**ENTRIES:**

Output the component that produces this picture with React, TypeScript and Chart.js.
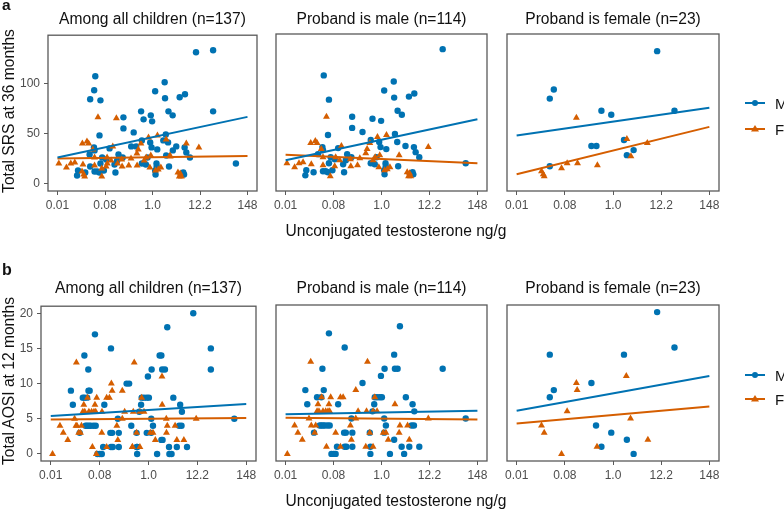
* * *
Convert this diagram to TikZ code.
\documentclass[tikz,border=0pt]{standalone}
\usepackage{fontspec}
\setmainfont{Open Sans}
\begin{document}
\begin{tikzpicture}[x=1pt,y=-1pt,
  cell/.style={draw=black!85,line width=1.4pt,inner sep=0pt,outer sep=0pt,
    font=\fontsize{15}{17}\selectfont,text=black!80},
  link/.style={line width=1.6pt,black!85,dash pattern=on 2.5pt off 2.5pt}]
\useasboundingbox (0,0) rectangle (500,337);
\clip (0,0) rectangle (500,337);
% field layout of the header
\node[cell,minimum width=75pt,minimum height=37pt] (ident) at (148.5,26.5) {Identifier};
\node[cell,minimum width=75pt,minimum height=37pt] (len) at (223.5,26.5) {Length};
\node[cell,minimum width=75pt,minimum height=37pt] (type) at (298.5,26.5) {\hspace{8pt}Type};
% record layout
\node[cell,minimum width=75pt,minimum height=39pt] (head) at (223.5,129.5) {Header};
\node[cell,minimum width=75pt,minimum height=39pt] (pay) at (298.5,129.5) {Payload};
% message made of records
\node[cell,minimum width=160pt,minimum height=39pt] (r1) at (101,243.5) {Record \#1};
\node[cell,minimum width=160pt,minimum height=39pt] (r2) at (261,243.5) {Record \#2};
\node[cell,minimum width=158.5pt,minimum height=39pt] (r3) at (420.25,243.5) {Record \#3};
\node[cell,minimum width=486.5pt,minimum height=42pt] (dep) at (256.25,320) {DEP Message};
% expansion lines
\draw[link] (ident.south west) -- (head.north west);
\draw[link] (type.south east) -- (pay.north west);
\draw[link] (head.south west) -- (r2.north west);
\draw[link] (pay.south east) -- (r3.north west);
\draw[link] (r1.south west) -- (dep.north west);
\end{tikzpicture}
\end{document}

**TASK DETAILS:** Your task is to gather all lines from the entries above that hold the word "this".

**OUTPUT:**
Output the component that produces this picture with React, TypeScript and Chart.js.
Convert this diagram to TikZ code.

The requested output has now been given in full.